Geophysical and sedimentological interpretation of a pop-up structure within the San Diego Bay pull-apart basin, San Diego, California
advisor: Dr. Jillian Maloney
Friday, August 6, 2021
A fault zone was recently discovered in the southern San Diego Bay pull-apart basin in San Diego, California (Singleton et al., 2021). The fault zone, named here as the Crown Cove fault zone, was imaged as two parallel faults in high-resolution Chirp subbottom data that appear to form a pop-up structure near the deepest part of the pull-apart basin, based on gravity data. The paleoseismic activity and structural controls on this transpressional feature within the broader transtensional basin are unknown, but its location within the tidal zone allows investigation with marine seismic reflection methods and shore-based sampling. In 2011-2013, and 2019, Chirp subbottom data were collected in San Diego Bay and shore-based vibracores were collected in November 2020 and April 2021 to provide ground-truthing and age correlation for the Chirp profiles. These data were used to interpret the depositional history of the study area and assess fault structure and activity.
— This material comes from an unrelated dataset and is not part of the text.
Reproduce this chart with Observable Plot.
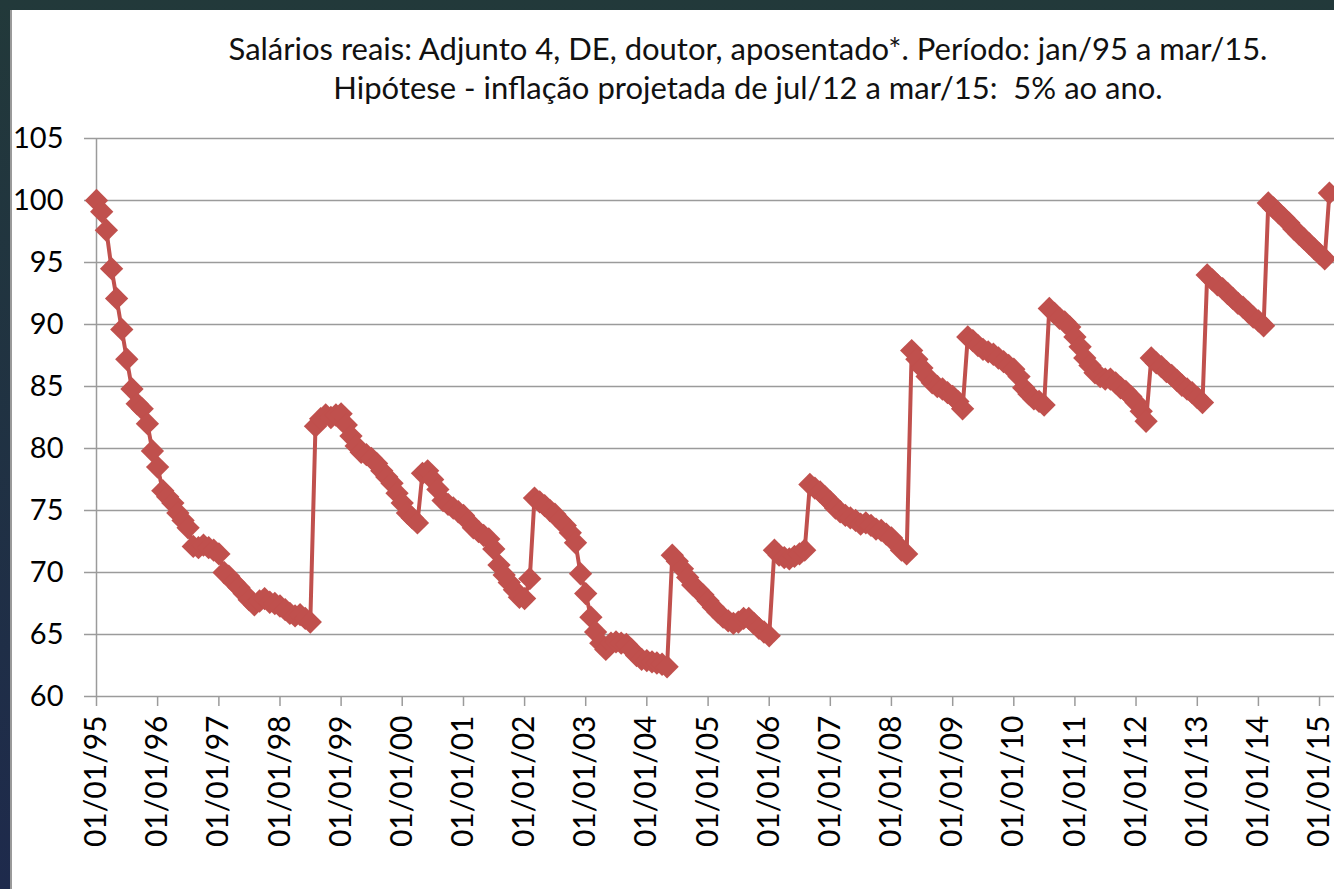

Three seismic facies were mapped across the southern bay, including across the pop up structure. Based on the Chirp and sediment core data, including grain size and radiocarbon ages, these units were interpreted as highstand bay deposits, subaerial transgressive deposits, and older paralic deposits. Both strands of the Crown Cove fault zone offset the interpreted subaerial unconformity formed during the last glacial maximum (~20 ka) by 1.5 to 3.5 meters. These results indicate potential earthquake hazards for the communities living on the Silver Strand. Furthermore, a seismic event could cause liquefaction of the unconsolidated dredged sand as well as the soft sediments that naturally built the Silver Strand.